◆ **What is required**
Give again, exactly as written, the lines of the records below from the line with "Convert this chart to Plotly code." to the line with "ticktext=y_labels, ticklabelstandoff=8, **axis_common)". Both end lines count; pictures do not.

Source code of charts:

=====

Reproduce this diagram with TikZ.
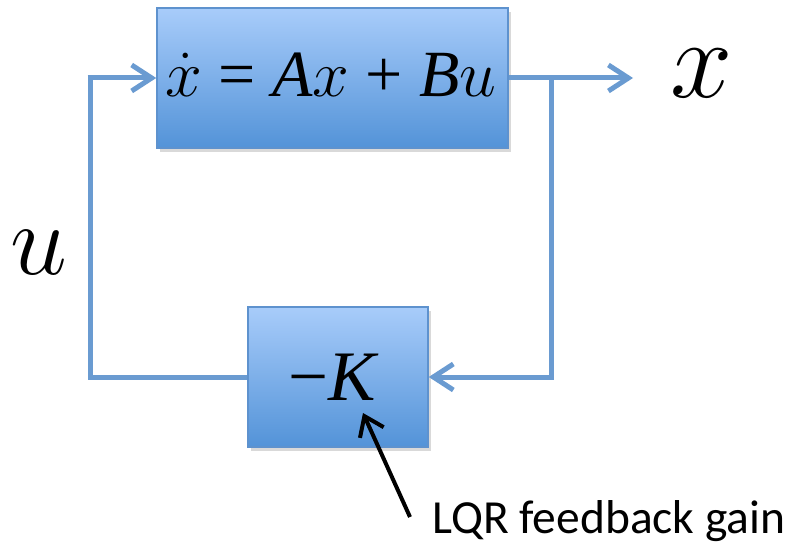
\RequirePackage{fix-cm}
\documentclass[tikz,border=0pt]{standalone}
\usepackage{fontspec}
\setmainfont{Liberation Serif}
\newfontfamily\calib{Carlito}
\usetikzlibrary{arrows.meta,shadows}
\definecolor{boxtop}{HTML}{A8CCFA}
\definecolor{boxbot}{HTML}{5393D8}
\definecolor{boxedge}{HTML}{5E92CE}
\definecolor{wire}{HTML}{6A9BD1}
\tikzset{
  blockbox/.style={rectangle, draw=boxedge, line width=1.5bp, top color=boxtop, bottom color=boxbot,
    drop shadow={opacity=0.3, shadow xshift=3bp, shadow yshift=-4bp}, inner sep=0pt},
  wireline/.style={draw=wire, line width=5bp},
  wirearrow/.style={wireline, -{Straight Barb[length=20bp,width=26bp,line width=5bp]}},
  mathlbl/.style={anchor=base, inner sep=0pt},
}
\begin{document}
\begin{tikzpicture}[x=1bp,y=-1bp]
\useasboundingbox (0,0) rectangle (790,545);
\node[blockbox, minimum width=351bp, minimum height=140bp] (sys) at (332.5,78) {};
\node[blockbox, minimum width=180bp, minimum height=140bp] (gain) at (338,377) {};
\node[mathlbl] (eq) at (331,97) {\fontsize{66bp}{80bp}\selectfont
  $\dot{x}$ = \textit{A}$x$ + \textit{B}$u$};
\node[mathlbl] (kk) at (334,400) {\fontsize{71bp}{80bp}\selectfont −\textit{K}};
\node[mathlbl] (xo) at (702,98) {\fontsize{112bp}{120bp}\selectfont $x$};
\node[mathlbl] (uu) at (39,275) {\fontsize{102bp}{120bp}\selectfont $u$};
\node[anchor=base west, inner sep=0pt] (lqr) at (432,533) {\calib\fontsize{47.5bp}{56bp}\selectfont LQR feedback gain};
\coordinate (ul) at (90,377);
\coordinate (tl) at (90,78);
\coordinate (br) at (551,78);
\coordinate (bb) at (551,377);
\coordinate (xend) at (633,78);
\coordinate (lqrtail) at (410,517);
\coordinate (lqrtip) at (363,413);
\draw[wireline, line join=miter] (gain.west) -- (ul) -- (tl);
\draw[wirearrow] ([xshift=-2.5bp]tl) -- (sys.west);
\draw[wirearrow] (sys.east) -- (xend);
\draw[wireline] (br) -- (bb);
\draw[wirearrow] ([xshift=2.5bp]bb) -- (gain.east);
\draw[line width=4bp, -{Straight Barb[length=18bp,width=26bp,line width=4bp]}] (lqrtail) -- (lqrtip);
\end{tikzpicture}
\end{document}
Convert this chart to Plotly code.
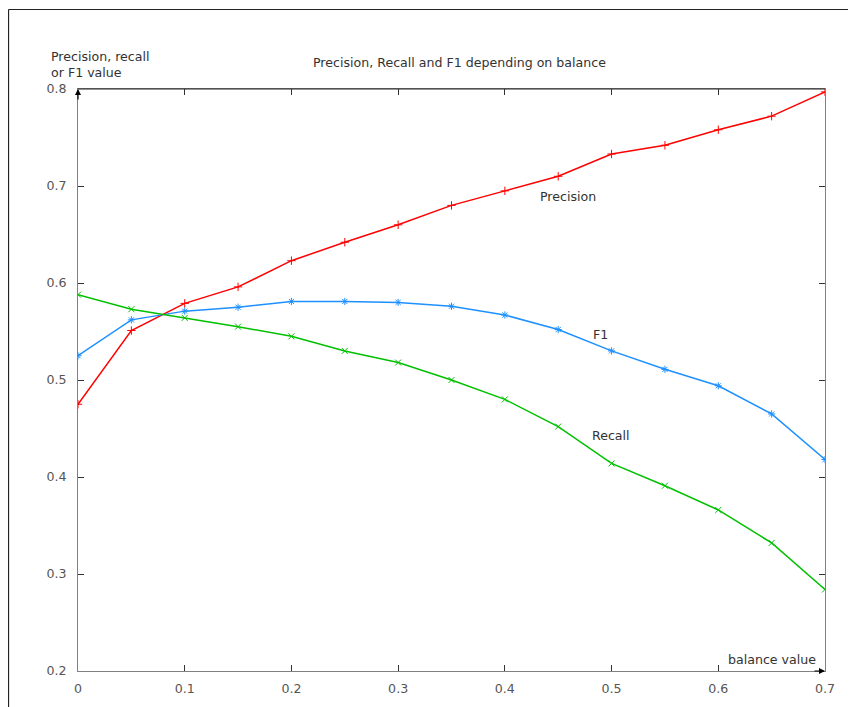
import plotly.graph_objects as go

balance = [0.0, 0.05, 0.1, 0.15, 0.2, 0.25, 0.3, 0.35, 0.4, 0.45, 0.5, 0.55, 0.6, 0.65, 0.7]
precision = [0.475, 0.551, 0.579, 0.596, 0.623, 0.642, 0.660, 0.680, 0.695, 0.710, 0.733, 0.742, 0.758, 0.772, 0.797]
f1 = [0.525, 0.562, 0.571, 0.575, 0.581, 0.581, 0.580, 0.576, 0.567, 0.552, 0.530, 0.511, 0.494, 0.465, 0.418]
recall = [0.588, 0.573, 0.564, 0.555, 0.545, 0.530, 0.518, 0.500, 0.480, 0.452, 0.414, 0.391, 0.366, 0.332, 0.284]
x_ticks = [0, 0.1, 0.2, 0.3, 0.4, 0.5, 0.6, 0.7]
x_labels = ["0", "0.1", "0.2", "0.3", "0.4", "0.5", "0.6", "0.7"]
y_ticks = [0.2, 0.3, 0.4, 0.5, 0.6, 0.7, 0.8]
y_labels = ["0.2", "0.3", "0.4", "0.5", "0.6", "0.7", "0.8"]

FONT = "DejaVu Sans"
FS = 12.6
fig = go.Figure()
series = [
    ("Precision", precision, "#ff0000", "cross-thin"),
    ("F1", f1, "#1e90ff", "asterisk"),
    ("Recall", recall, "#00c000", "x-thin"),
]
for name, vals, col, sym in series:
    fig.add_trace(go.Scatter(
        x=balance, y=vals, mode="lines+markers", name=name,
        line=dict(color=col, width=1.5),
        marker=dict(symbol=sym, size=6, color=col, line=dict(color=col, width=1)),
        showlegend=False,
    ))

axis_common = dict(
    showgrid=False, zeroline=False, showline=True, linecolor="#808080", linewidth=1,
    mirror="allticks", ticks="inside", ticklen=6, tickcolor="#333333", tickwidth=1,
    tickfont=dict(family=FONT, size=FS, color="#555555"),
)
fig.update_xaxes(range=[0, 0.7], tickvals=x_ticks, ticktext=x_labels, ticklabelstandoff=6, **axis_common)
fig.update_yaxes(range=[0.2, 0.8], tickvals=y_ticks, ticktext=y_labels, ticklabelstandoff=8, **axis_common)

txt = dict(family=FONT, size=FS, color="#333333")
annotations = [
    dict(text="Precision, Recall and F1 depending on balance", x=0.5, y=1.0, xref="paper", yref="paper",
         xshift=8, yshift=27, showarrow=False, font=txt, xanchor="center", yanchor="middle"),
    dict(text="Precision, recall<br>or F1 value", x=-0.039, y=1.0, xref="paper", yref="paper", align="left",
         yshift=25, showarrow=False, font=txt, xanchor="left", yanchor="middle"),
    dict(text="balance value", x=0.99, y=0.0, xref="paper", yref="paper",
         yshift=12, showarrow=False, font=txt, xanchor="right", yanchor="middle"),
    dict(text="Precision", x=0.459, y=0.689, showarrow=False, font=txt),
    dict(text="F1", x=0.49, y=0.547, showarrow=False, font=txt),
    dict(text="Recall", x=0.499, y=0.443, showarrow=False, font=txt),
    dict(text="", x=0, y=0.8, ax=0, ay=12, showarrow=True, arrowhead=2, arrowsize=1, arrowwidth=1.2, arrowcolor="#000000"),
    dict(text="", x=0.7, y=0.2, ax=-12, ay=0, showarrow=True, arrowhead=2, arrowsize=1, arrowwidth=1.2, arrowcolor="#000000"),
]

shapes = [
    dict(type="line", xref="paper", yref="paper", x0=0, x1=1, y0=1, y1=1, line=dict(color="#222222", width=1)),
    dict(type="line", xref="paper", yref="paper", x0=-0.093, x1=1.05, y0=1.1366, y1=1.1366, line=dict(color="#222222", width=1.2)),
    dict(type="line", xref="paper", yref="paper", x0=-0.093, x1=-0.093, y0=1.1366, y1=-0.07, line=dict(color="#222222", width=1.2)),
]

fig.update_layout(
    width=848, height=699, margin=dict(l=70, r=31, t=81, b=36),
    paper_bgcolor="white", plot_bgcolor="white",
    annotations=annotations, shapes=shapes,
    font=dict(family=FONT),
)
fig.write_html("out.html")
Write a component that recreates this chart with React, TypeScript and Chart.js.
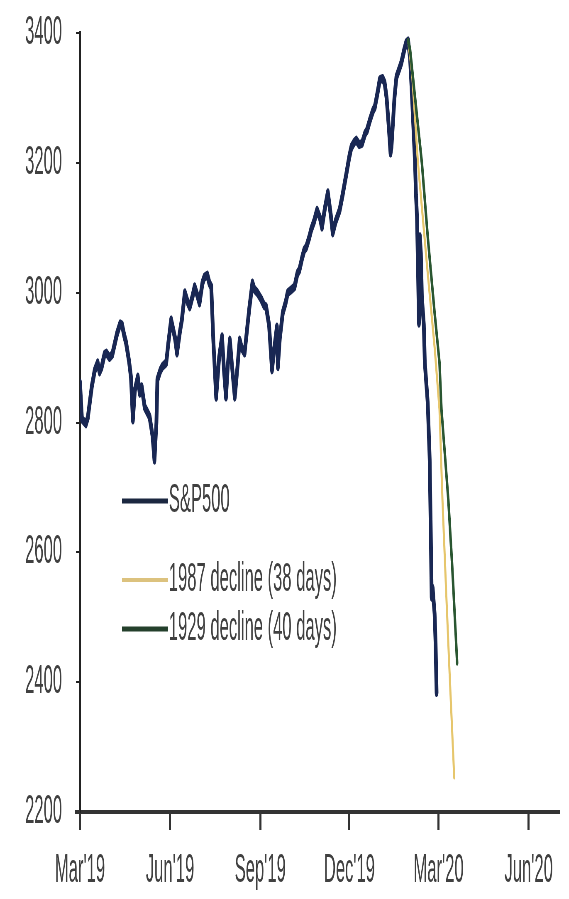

=====

◆ **The response**
Convert this chart to Plotly code.
import plotly.graph_objects as go

balance = [0.0, 0.05, 0.1, 0.15, 0.2, 0.25, 0.3, 0.35, 0.4, 0.45, 0.5, 0.55, 0.6, 0.65, 0.7]
precision = [0.475, 0.551, 0.579, 0.596, 0.623, 0.642, 0.660, 0.680, 0.695, 0.710, 0.733, 0.742, 0.758, 0.772, 0.797]
f1 = [0.525, 0.562, 0.571, 0.575, 0.581, 0.581, 0.580, 0.576, 0.567, 0.552, 0.530, 0.511, 0.494, 0.465, 0.418]
recall = [0.588, 0.573, 0.564, 0.555, 0.545, 0.530, 0.518, 0.500, 0.480, 0.452, 0.414, 0.391, 0.366, 0.332, 0.284]
x_ticks = [0, 0.1, 0.2, 0.3, 0.4, 0.5, 0.6, 0.7]
x_labels = ["0", "0.1", "0.2", "0.3", "0.4", "0.5", "0.6", "0.7"]
y_ticks = [0.2, 0.3, 0.4, 0.5, 0.6, 0.7, 0.8]
y_labels = ["0.2", "0.3", "0.4", "0.5", "0.6", "0.7", "0.8"]

FONT = "DejaVu Sans"
FS = 12.6
fig = go.Figure()
series = [
    ("Precision", precision, "#ff0000", "cross-thin"),
    ("F1", f1, "#1e90ff", "asterisk"),
    ("Recall", recall, "#00c000", "x-thin"),
]
for name, vals, col, sym in series:
    fig.add_trace(go.Scatter(
        x=balance, y=vals, mode="lines+markers", name=name,
        line=dict(color=col, width=1.5),
        marker=dict(symbol=sym, size=6, color=col, line=dict(color=col, width=1)),
        showlegend=False,
    ))

axis_common = dict(
    showgrid=False, zeroline=False, showline=True, linecolor="#808080", linewidth=1,
    mirror="allticks", ticks="inside", ticklen=6, tickcolor="#333333", tickwidth=1,
    tickfont=dict(family=FONT, size=FS, color="#555555"),
)
fig.update_xaxes(range=[0, 0.7], tickvals=x_ticks, ticktext=x_labels, ticklabelstandoff=6, **axis_common)
fig.update_yaxes(range=[0.2, 0.8], tickvals=y_ticks, ticktext=y_labels, ticklabelstandoff=8, **axis_common)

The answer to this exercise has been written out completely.